As empresas brasileiras já haviam retornado a ele, com volume crescente de captações a partir de 1990, mas o governo brasileiro permanecia excluído.
O Brasil promoveu a maior emissão de bônus jamais feita por um país latino-americano no mercado de euroienes. A receptividade superou as expectativas.
Tanto que o Branco Central aumentou a emissão programada, de 20 bilhões de ienes para 80 bilhões em moeda japonesa (US$ 916 milhões), mediante colocação de papéis de dois anos, com remuneração de 6% anuais.
O sucesso da operação indica credibilidade robusta do Brasil no mercado internacional de capitais, só cinco meses após o abalo provocado pela crise no México.
Abre ainda perspectiva de melhoria crescente nas condições de financiamento do setor público, com efeitos positivos sobre toda a economia brasileira, mediante troca de dívidas com custos maiores por dívidas com custos menores.
Após 15 anos estamos de volta, com um futuro promissor à frente, um futuro que já começou.
O retorno não é obra do acaso. Ele se tornou possível por força da ação combinada de dois fatores.
O primeiro são as mudanças estruturais decisivas, iniciadas no começo dos anos 90, como a abertura econômica e a desestatização.
O segundo é a implantação e gestão competentes do plano de estabilização.
A ação combinada destes dois fatores conformam um só processo: o da construção progressiva das bases da estabilidade e do desenvolvimento sustentáveis.
O sucesso da emissão dos bônus da República é expressão dos avanços neste processo.
Quanto mais nele avançarmos, maior será nossa capacidade de financiamento no mercado de capitais, com taxas de remuneração decrescente e prazos mais longos.
Nesta medida, a última semana nos reservou várias boas notícias.
Na segunda-feira, a Câmara aprovou a emenda que põe fim à discriminação contra o capital estrangeiro.

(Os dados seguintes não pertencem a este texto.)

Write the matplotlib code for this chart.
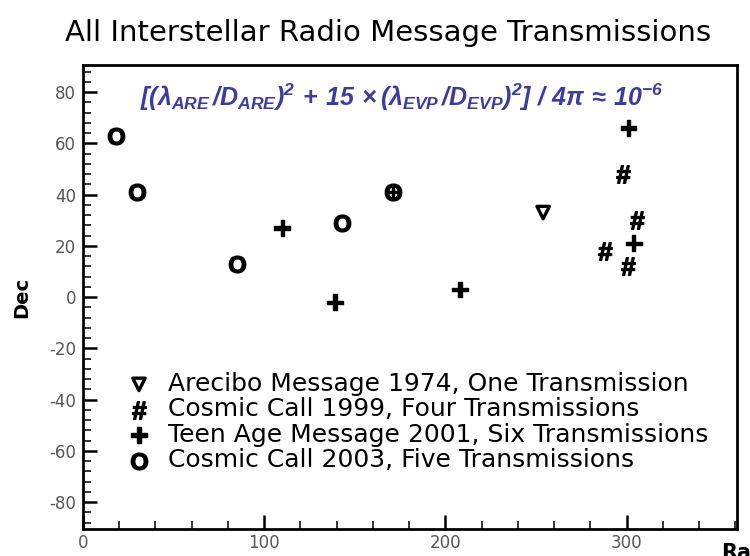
import matplotlib
matplotlib.use("Agg")
import matplotlib.pyplot as plt

plt.rcParams['font.family'] = ['DejaVu Sans']
plt.rcParams['axes.unicode_minus'] = False
plt.rcParams['mathtext.fontset'] = 'custom'
plt.rcParams['mathtext.it'] = 'Liberation Sans:italic:bold'
plt.rcParams['mathtext.rm'] = 'Liberation Sans:italic:bold'
plt.rcParams['mathtext.bf'] = 'Liberation Sans:bold'

# Data (Ra, Dec)
arecibo_ra = [254]
arecibo_dec = [33]
cc1999_ra = [298, 306, 288, 301]
cc1999_dec = [48, 30, 18, 12]
teen_ra = [110, 139, 171, 208, 301, 304]
teen_dec = [27, -2, 41, 3, 66, 21]
cc2003_ra = [18, 30, 85, 143, 171]
cc2003_dec = [63, 41, 13, 29, 41]

labels = ["Arecibo Message 1974, One Transmission",
          "Cosmic Call 1999, Four Transmissions",
          "Teen Age Message 2001, Six Transmissions",
          "Cosmic Call 2003, Five Transmissions"]

fig = plt.figure(figsize=(7.5, 5.56), dpi=100)
ax = fig.add_axes([0.1107, 0.0486, 0.872, 0.834])

# where a Teen Age target coincides with a Cosmic Call 2003 one, draw a smaller plus inside the O
shared = set(zip(cc2003_ra, cc2003_dec))
teen_sizes = [45 if p in shared else 130 for p in zip(teen_ra, teen_dec)]

h1 = ax.scatter(arecibo_ra, arecibo_dec, marker='v', s=80, facecolors='none',
                edgecolors='black', linewidths=2.4, label=labels[0])
h2 = ax.scatter(cc1999_ra, cc1999_dec, marker=r'$\mathbf{\#}$', s=160, c='black', label=labels[1])
h4 = ax.scatter(cc2003_ra, cc2003_dec, marker=r'$\mathbf{O}$', s=145, c='black', label=labels[3])
h3 = ax.scatter(teen_ra, teen_dec, marker=r'$\mathbf{+}$', s=teen_sizes, c='black', label=labels[2])
h3_legend = ax.scatter([], [], marker=r'$\mathbf{+}$', s=130, c='black', label=labels[2])

ax.set_xlim(0, 361)
ax.set_ylim(-90.5, 90.5)
ax.set_xticks([0, 100, 200, 300])
ax.set_yticks(range(-80, 81, 20))
ax.set_xticks(range(0, 361, 20), minor=True)
ax.set_yticks(range(-88, 89, 4), minor=True)
ax.tick_params(which='both', direction='in', colors='black', labelcolor='#555555', labelsize=12)
ax.tick_params(which='major', length=10, width=1.8)
ax.tick_params(which='minor', length=6, width=1.1)
ax.tick_params(axis='y', pad=5)
for sp in ax.spines.values():
    sp.set_linewidth(2)

ax.set_ylabel('Dec', fontsize=14, fontweight='bold', labelpad=13)
ax.text(0.975, -0.052, 'Ra', transform=ax.transAxes, fontsize=15, fontweight='bold',
        ha='left', va='center', clip_on=False)

fig.suptitle('All Interstellar Radio Message Transmissions', fontsize=21, x=0.517, y=0.965)

ax.text(0.488, 0.931,
        r'$[(\lambda_{ARE}\,/D_{ARE})^2\,+\,15\,\times(\lambda_{EVP}\,/D_{EVP})^2]\ /\ 4\pi\,\approx\,10^{-6}$',
        transform=ax.transAxes, ha='center', va='center', fontsize=18, color='#3c3ca0')

ax.legend(handles=[h1, h2, h3_legend, h4], loc='lower left', bbox_to_anchor=(0.053, 0.095),
          frameon=False, fontsize=18, handletextpad=0.8, labelspacing=0.06,
          handlelength=0.7, borderpad=0)

fig.savefig('out.png', dpi=100)
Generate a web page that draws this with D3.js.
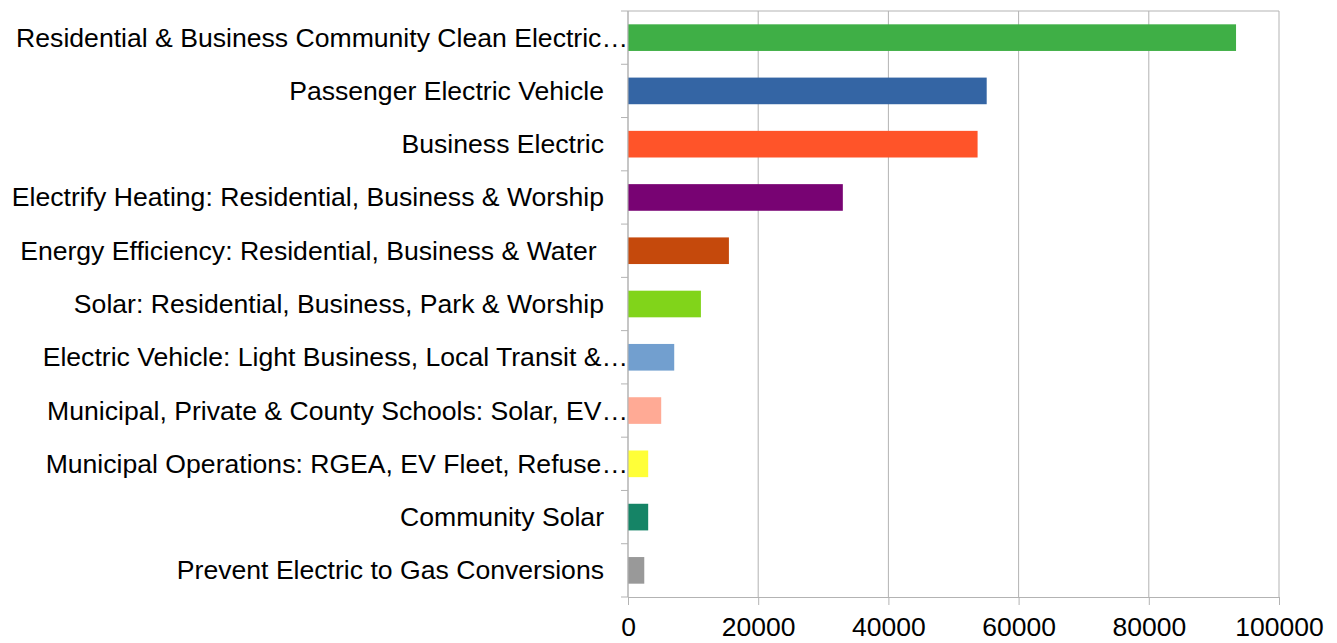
<!DOCTYPE html>
<html>
<head>
<meta charset="utf-8">
<script src="https://cdn.jsdelivr.net/npm/d3@7"></script>
<style>
  body { margin: 0; background: #fff; }
  text { font-family: "Liberation Sans", Arial, sans-serif; fill: #000; }
</style>
</head>
<body>
<script>
// chart data
var categories = [
  "Residential & Business Community Clean Electric\u2026",
  "Passenger Electric Vehicle",
  "Business Electric",
  "Electrify Heating: Residential, Business & Worship",
  "Energy Efficiency: Residential, Business & Water ",
  "Solar: Residential, Business, Park & Worship",
  "Electric Vehicle: Light Business, Local Transit &\u2026",
  "Municipal, Private & County Schools: Solar, EV\u2026",
  "Municipal Operations: RGEA, EV Fleet, Refuse\u2026",
  "Community Solar",
  "Prevent Electric to Gas Conversions"
];
var values = [93400, 55100, 53700, 33000, 15500, 11200, 7100, 5100, 3100, 3100, 2500];
var colors = ["#3faf46", "#3465a4", "#ff5429", "#780373", "#c5490c", "#81d41a",
              "#729fcf", "#ffaa95", "#ffff38", "#158466", "#999999"];
var xTicks = [0, 20000, 40000, 60000, 80000, 100000];

var w = 1337, h = 643;
var plotLeft = 628, plotRight = 1279, plotTop = 11, plotBottom = 597;
var gridColor = "#b3b3b3";

var svg = d3.select("body").append("svg")
  .attr("width", w)
  .attr("height", h);

var x = d3.scaleLinear().domain([0, 100000]).range([plotLeft, plotRight]);
var y = d3.scaleBand().domain(categories).range([plotTop, plotBottom])
  .paddingInner(0.5).paddingOuter(0.25);

//vertical grid lines
svg.append("g").selectAll("line")
  .data(xTicks)
  .enter().append("line")
  .attr("x1", function(d) { return x(d); })
  .attr("x2", function(d) { return x(d); })
  .attr("y1", plotTop)
  .attr("y2", plotBottom)
  .attr("stroke", gridColor)
  .attr("stroke-width", 1);

//top border
svg.append("line")
  .attr("x1", plotLeft).attr("x2", plotRight)
  .attr("y1", plotTop).attr("y2", plotTop)
  .attr("stroke", gridColor);

//bars
svg.append("g").selectAll("rect")
  .data(values)
  .enter().append("rect")
  .attr("x", x(0))
  .attr("y", function(d, i) { return y(categories[i]); })
  .attr("width", function(d) { return x(d) - x(0); })
  .attr("height", y.bandwidth())
  .attr("fill", function(d, i) { return colors[i]; });

//x axis
var xAxis = svg.append("g")
  .attr("transform", "translate(0," + plotBottom + ")")
  .call(d3.axisBottom(x).tickValues(xTicks).tickFormat(d3.format("d")).tickSize(8).tickSizeOuter(0));
xAxis.select(".domain").attr("stroke", gridColor);
xAxis.selectAll(".tick line").attr("stroke", gridColor);
xAxis.selectAll(".tick text")
  .attr("y", 20)
  .attr("font-size", 26.5)
  .attr("font-family", "Liberation Sans, Arial, sans-serif");

//y axis line and ticks at category boundaries
svg.append("line")
  .attr("x1", plotLeft).attr("x2", plotLeft)
  .attr("y1", plotTop).attr("y2", plotBottom)
  .attr("stroke", gridColor);

var boundaries = d3.range(categories.length + 1);
svg.append("g").selectAll("line")
  .data(boundaries)
  .enter().append("line")
  .attr("x1", plotLeft - 7)
  .attr("x2", plotLeft)
  .attr("y1", function(d) { return plotTop + d * (plotBottom - plotTop) / categories.length; })
  .attr("y2", function(d) { return plotTop + d * (plotBottom - plotTop) / categories.length; })
  .attr("stroke", gridColor);

//category labels
svg.append("g").selectAll("text")
  .data(categories)
  .enter().append("text")
  .text(function(d) { return d; })
  .attr("x", function(d) { return d.slice(-1) === "\u2026" ? plotLeft : 604; })
  .attr("y", function(d) { return y(d) + y.bandwidth() / 2 + 9; })
  .attr("text-anchor", "end")
  .attr("font-size", 26.6)
  .style("white-space", "pre");
</script>
</body>
</html>
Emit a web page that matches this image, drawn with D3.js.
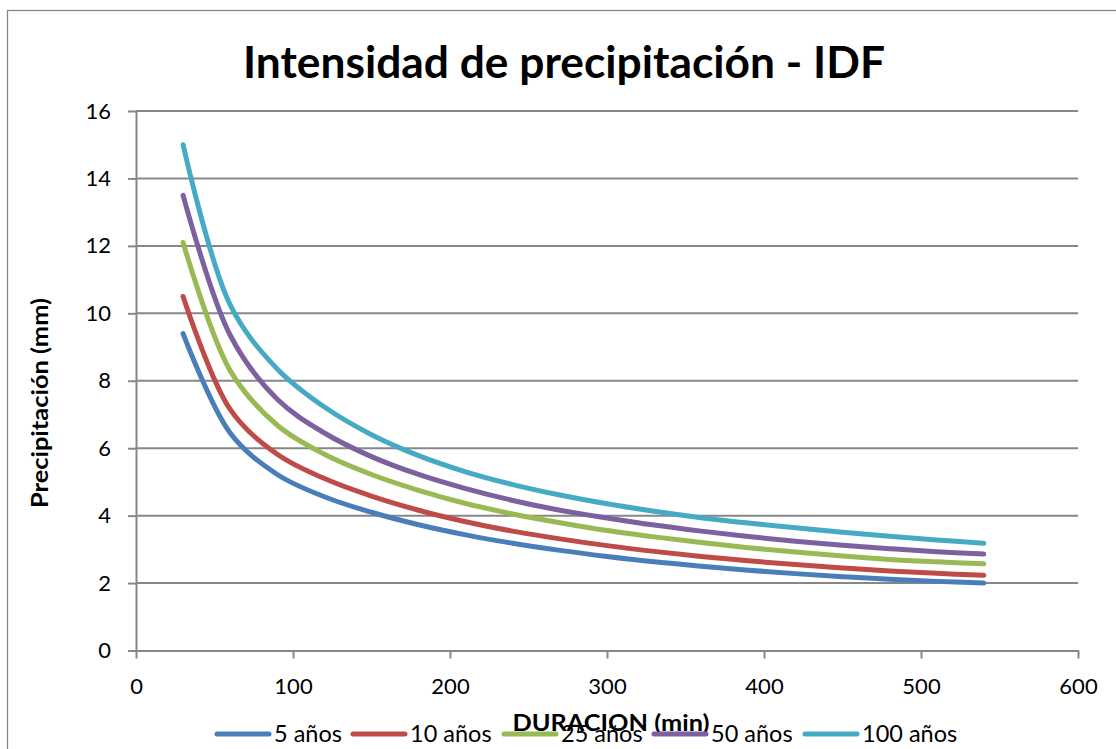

Na quarta, a emenda que flexibiliza o monopólio das telecomunicações foi aprovada.
A aprovação desta última emenda representa a transposição de uma marca definitiva no processo de reforma da Constituição, pois as telecomunicações foram o primeiro setor ``estratégico" a entrar em pauta no Congresso, tendo a oposição se mobilizado em favor da manutenção do status quo.
Nem a bandeira nacional faltou em plenário, como se fosse patriótico e progressista votar contra a mudança que permitirá, sem perda do controle público, atrair investimentos privados para a modernização de um setor que se renova tecnologicamente à velocidade da luz.
Há entre a operação com bônus da República e aprovação da emenda das telecomunicações mais do que coincidência de datas.
À medida em que avançamos na reforma da ordem econômica, ampliam-se as perspectivas de captação voluntária de recursos externos pelo país.
Em consequência, alarga-se o raio de manobra das políticas monetária e cambial. Abre-se espaço para redução dos juros, com riscos diminuídos de se impor mudança abrupta no câmbio.
Vamos levando o barco à frente, em meio à travessia ainda delicada, com razões para ter confiança.
Não se pode esquecer, porém, que as batalhas decisivas para o ajuste estrutural das contas públicas ainda estão por vir.
Vencida a etapa da ordem econômica, entrarão em pauta as questões de natureza fiscal. Será hora de providenciar alicerces duradouros para o Plano Real e condições de participação ampliada e positiva do país nos fluxos internacionais de capital.